begin

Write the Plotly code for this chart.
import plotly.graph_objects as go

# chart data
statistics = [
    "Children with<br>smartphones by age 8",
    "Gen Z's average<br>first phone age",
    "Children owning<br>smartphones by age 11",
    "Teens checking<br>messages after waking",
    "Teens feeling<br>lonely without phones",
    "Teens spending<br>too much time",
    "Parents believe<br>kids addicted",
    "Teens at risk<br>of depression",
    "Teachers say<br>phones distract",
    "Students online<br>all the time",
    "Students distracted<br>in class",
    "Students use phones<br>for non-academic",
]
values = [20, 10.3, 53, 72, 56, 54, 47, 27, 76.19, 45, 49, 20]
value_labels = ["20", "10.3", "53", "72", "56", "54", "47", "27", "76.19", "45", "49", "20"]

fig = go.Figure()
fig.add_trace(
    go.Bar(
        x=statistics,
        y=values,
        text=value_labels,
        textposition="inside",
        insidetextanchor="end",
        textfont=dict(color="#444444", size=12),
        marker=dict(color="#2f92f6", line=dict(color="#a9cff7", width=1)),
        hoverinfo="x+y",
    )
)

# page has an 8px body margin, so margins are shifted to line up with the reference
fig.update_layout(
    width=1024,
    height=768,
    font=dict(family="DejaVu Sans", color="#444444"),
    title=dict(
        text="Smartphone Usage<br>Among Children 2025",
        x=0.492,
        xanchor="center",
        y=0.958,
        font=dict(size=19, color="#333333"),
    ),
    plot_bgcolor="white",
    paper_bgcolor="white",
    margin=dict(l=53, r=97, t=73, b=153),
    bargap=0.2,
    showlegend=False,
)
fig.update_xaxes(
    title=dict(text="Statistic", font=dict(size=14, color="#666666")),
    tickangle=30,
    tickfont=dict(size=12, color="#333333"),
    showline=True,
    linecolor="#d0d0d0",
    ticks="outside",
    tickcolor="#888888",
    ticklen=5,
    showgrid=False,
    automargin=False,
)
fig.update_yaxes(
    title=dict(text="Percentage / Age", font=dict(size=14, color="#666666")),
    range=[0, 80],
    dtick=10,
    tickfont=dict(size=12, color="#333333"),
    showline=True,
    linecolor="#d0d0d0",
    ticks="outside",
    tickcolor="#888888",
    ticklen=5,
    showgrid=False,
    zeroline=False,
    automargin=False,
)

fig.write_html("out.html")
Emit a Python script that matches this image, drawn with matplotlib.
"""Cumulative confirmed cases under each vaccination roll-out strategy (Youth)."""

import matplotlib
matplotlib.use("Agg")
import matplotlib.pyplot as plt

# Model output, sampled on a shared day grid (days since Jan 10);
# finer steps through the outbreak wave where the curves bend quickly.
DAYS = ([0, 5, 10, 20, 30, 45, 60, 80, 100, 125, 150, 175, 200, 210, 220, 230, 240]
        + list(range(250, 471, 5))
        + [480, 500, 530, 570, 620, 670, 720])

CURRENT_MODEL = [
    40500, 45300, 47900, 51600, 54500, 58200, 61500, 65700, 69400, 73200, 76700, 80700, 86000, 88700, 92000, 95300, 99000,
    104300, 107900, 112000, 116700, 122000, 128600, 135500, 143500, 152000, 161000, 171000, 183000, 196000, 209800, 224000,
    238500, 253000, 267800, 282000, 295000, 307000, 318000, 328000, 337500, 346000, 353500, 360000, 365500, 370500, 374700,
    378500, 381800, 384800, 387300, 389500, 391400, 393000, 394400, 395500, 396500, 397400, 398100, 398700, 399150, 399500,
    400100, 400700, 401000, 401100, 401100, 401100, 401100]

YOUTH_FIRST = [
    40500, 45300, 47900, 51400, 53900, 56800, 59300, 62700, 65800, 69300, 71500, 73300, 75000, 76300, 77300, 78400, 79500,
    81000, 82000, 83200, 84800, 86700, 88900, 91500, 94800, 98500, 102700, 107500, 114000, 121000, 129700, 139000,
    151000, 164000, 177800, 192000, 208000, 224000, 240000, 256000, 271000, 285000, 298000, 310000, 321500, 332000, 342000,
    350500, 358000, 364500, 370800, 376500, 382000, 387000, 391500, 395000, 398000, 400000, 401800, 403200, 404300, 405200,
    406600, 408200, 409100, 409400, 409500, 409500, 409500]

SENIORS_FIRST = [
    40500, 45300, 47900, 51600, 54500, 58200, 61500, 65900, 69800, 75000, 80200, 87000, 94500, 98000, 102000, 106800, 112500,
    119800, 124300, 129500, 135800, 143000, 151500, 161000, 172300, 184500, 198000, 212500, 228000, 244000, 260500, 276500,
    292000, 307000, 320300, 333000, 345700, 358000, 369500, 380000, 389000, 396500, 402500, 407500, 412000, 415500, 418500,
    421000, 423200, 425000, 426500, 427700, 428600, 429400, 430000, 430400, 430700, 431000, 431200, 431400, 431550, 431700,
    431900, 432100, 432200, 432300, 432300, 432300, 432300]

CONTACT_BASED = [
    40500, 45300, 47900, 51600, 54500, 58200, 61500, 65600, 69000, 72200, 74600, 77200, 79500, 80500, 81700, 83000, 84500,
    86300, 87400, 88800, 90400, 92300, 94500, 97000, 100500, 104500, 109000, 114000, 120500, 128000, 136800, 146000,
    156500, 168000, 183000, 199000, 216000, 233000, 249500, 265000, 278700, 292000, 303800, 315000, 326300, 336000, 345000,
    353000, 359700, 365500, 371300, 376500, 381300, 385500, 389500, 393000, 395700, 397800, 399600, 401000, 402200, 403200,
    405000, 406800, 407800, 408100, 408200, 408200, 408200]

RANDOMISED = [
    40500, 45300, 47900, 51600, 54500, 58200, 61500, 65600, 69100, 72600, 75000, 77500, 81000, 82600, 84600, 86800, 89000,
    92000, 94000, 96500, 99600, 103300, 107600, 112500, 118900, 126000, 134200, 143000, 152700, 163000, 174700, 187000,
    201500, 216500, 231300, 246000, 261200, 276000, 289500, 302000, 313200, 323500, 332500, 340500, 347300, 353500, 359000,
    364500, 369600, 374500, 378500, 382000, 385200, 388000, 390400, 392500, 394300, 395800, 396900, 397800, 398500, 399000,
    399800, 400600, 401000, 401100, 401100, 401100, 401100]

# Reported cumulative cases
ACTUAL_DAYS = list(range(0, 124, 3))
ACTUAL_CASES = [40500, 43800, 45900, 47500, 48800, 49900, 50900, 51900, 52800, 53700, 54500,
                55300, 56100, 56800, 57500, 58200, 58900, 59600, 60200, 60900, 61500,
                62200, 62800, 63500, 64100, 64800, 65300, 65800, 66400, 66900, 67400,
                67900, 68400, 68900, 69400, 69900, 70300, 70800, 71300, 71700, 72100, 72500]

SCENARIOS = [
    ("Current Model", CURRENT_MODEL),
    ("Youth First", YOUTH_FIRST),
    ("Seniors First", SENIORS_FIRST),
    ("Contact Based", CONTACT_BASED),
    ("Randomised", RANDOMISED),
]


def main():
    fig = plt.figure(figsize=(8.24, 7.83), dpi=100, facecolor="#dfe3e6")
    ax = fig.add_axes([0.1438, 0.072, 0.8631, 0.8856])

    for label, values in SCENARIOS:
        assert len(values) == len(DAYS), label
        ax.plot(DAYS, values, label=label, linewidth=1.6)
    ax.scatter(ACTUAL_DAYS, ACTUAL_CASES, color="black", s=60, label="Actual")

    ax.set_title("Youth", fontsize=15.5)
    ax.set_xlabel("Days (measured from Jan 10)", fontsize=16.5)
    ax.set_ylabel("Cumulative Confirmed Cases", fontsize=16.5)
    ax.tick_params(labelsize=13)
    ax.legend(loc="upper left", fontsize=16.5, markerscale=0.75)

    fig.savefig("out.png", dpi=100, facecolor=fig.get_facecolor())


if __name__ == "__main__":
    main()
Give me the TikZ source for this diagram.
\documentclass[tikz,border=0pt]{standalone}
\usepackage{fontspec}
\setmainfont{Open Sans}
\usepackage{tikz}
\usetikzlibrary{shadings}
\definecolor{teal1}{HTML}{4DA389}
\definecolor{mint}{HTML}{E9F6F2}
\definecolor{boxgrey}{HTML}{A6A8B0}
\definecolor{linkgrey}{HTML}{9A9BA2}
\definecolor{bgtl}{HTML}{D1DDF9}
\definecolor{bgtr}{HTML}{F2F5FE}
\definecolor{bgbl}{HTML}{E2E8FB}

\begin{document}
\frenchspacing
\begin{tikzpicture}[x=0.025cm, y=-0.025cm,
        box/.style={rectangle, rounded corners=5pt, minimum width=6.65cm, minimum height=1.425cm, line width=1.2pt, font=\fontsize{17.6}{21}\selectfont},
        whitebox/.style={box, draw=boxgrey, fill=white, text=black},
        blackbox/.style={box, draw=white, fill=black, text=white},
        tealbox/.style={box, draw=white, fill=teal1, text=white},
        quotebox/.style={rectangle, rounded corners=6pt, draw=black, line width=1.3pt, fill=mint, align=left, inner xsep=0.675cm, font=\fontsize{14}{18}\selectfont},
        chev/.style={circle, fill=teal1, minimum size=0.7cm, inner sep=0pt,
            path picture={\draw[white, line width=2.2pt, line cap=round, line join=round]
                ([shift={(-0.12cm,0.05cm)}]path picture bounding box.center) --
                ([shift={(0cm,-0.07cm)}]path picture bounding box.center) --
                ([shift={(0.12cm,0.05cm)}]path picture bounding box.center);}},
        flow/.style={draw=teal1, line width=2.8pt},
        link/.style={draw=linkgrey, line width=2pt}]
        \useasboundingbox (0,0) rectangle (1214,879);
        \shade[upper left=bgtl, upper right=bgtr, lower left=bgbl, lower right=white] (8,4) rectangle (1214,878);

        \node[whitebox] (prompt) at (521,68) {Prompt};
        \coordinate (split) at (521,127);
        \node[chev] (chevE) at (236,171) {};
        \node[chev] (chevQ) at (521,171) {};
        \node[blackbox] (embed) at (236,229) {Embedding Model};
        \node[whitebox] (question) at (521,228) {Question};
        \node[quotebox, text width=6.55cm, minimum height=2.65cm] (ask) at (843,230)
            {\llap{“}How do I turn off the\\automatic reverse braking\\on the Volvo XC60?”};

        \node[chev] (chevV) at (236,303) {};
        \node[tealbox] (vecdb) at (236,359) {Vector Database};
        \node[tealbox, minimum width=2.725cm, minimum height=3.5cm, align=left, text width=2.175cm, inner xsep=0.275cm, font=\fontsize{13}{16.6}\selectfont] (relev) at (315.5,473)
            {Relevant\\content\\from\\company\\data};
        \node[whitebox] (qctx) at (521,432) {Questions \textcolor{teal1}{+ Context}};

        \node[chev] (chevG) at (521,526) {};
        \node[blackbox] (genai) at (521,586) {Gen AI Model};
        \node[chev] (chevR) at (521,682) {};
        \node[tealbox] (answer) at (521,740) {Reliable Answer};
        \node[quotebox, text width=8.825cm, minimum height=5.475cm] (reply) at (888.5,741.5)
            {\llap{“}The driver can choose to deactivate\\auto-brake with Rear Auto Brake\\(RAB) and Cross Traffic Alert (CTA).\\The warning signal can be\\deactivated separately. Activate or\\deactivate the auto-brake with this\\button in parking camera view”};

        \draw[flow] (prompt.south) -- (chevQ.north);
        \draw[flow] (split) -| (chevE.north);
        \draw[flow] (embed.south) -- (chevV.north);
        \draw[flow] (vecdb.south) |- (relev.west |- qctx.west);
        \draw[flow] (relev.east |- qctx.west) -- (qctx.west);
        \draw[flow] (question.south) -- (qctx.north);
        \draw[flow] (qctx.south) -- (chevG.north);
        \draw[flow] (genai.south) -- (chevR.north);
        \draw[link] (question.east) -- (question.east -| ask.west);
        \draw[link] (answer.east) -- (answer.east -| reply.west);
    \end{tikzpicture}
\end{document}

end

**Task to complete:** Pick out and copy the lines of the entries that hold the string "this".

**Problem solution:**
Write the Plotly code for this chart.
Emit a Python script that matches this image, drawn with matplotlib.
Give me the TikZ source for this diagram.
            {\llap{“}The driver can choose to deactivate\\auto-brake with Rear Auto Brake\\(RAB) and Cross Traffic Alert (CTA).\\The warning signal can be\\deactivated separately. Activate or\\deactivate the auto-brake with this\\button in parking camera view”};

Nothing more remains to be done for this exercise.